Just on the Step 3 for Melbourne.
RATING VICTORIA’S COVID-19 ROADMAP
Epidemiologist Professor Tony Blakely gives Victoria’s Roadmap out of the COVID-19 restrictions 8 out of 10 – noting there may be scope for easing some restrictions sooner
By Professor Tony Blakely, University of Melbourne
Victoria’s Roadmap out of the COVID-19 restrictions is good but there are grounds for tweaking it, says University of Melbourne expert Professor Tony Blakely
pursuit.unimelb.edu.au
Extract (and my bolding):
Which only leaves one trigger – moving to Step 3.
This is the one we were charged with focusing on in our modelling. It’s also the one everyone is focusing on and using to judge the Roadmap.

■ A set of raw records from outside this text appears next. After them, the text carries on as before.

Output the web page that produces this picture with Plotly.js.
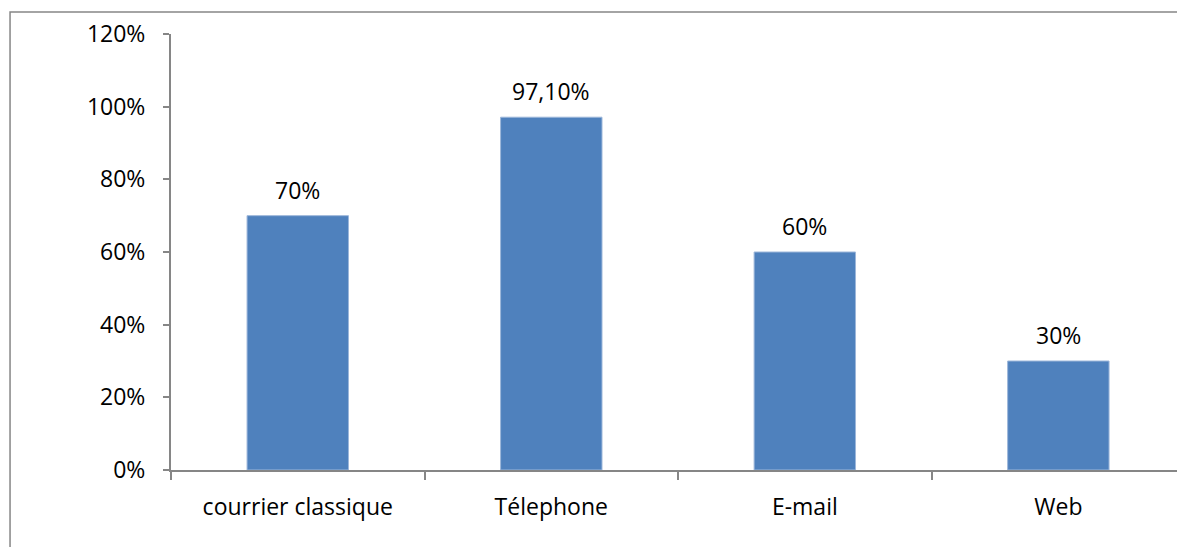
<!DOCTYPE html>
<html><head><meta charset="utf-8">
<script src="https://cdn.plot.ly/plotly-3.0.1.min.js"></script>
<style>html,body{margin:0;padding:0;overflow:hidden;background:#fff}#chart{width:1177px;height:547px}</style>
</head><body><div id="chart"></div>
<script>
const categories = ["courrier classique", "Télephone", "E-mail", "Web"];
const values = [0.70, 0.971, 0.60, 0.30];
const labels = ["70%", "97,10%", "60%", "30%"];
const yTicks = [0, 0.2, 0.4, 0.6, 0.8, 1.0, 1.2];

const font = {family: "Open Sans, Noto Sans, sans-serif", size: 23, color: "#000"};
const trace = {
  type: "bar", x: categories, y: values,
  marker: {color: "#4F81BD", line: {color: "#9DB7DA", width: 1}},
  hoverinfo: "skip"
};
const annotations = categories.map((c, i) => ({
  x: c, y: values[i], text: labels[i], showarrow: false,
  yanchor: "bottom", yshift: 8, font: font
}));
const layout = {
  width: 1177, height: 547,
  margin: {l: 171, r: 0, t: 34, b: 77},
  paper_bgcolor: "#fff", plot_bgcolor: "#fff",
  bargap: 0.6, showlegend: false,
  font: font,
  xaxis: {
    range: [-0.5, 3.468], showline: true, linecolor: "#868686", linewidth: 2,
    ticks: "outside", tickson: "boundaries", ticklen: 8, tickcolor: "#868686", tickwidth: 2,
    showgrid: false, zeroline: false, tickfont: font, ticklabelstandoff: 15
  },
  yaxis: {
    range: [0, 1.2], tickvals: yTicks, tickformat: ".0%",
    showline: true, linecolor: "#868686", linewidth: 2,
    ticks: "outside", ticklen: 6, tickcolor: "#868686", tickwidth: 2,
    showgrid: false, zeroline: false, tickfont: font, ticklabelstandoff: 13
  },
  annotations: annotations,
  shapes: [{
    type: "rect", xref: "paper", yref: "paper",
    x0: -0.16, x1: 1.2, y0: -0.3, y1: 1.0505,
    line: {color: "#868686", width: 1.5}, fillcolor: "rgba(0,0,0,0)", layer: "above"
  }]
};
Plotly.newPlot("chart", [trace], layout, {displayModeBar: false, staticPlot: true});
</script></body></html>
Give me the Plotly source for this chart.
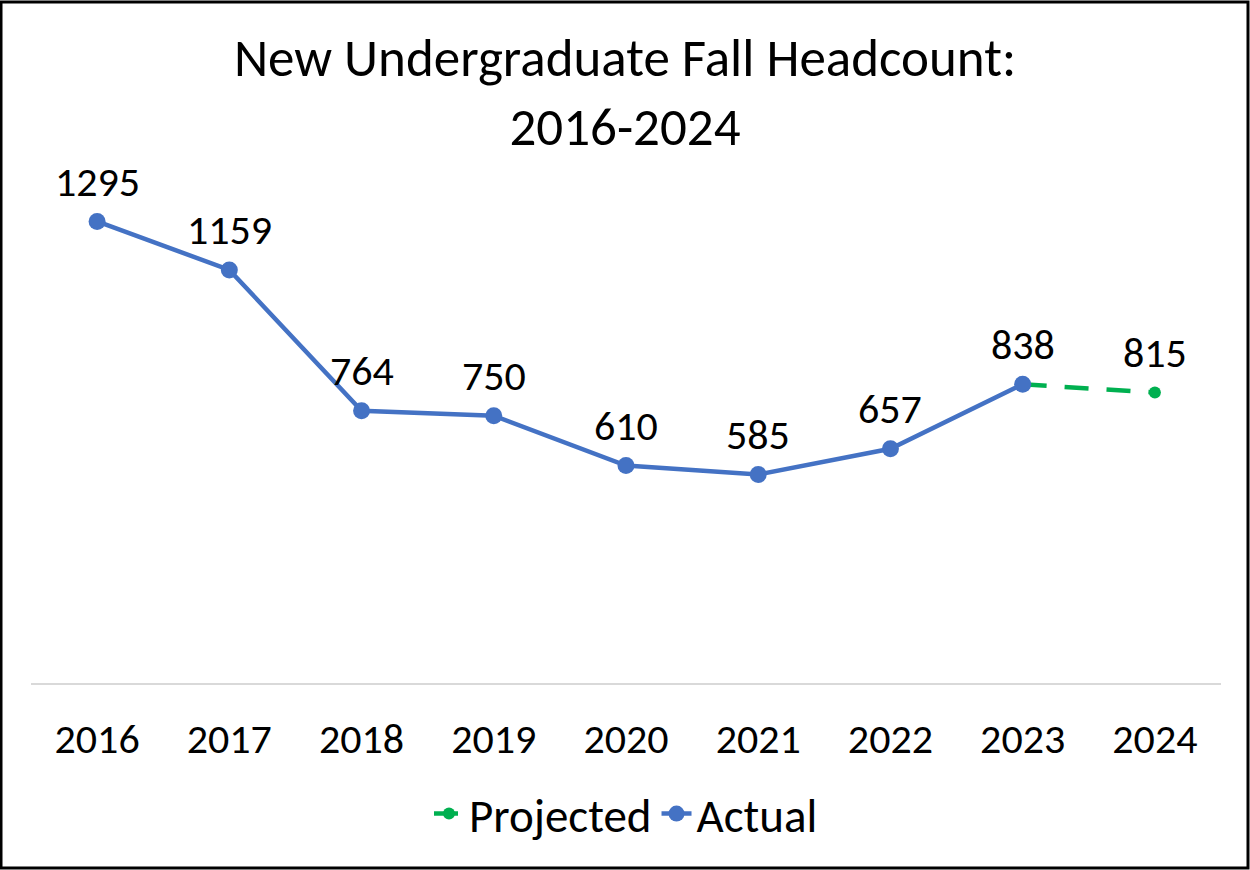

As pointed out earlier, the trigger proposed in the Roadmap to get to Step 3 is a 14-day average of less than five cases per day, and less than five mystery cases in total over the last 14 days.
Ouch – that is tough. By this standard, NSW wouldn’t be at this step.
Our modelling suggested that easing too soon from Step 2 (that is from Stage 3-like restrictions) increases the risk of a lockdown by Christmas. But while our model is clever, it’s not so clever that it can incorporate all nuance.
For example, mystery versus non-mystery cases, and being able to isolate clusters of highly interconnected cases from more disperse cases.
That requires expert judgement.
If we can keep mystery cases low and keep clusters isolated, and we are mostly aiming for tight suppression with elimination only as a welcome bonus, then I think we could relax the trigger for getting to Step 3.
Moreover, we should recognise the growing expertise of our public health workforce to sledgehammer outbreaks early, and contact trace. And we could evolve to smart mask policy including requiring better fitting masks on public transport and busy indoor environments.
These factors should increase our protection from a resurgence.
These tweaks – I argue – could see us transition safely to Step 3 at a higher threshold than five cases on average per day, and considerably earlier than the October 26 target, without too much increased risk.
So, that is a score of three out of five on Triggers: one point lost for that all important transition to Step 3, and half a point off for each of the next two Triggers due to lack of clarity about mystery cases.
A total score of 8 out of 10.
Overall, this Roadmap is good. It is transparent. And we can tweak it to become even better as we go.
Dan and the Health Officers have stated that they reserve the right to change things, and today we saw that with the Dining Rules (ie moving straight to indoor dining, and not outdoor dining only).
If the
five mystery cases in total over the last 14 days. requirement remains then this looks to be the requirement that will determine when Step 3 in Melbourne occurs as we will soon be under the 14 day average of 5 re day requirement. (Note was a typo at 50, changed to 5)
On the 14 day measures mystery cases are about 11 % of 14 day cases. If that % remained it would mean that 14 day cases would need to have dropped to about 55 cases. (Last 14 days is 741 cases).
On the hopeful side daily cases have been dropping steadily. On the negative side cases could flatten off, and indeed over the last five days have flattened off which is more than a tad worrying.
With few restrictions NZ, Qld and NSW ( all with different settings) recent experience shows that if restrictions are few that reducing the case rate is a very slow process and so easing restrictions now in Melbourne to Step 3 would seem to be off the table till at least the daily case rate drops to say 3 - 9 per today.
Hopefully the recent flattening is just an iterative step. But who knows......
Alternatively if unknown cases do plummet that may cause some re-assessment as well. With lower cases per day it should easier to get a quite low unknown number of cases per day.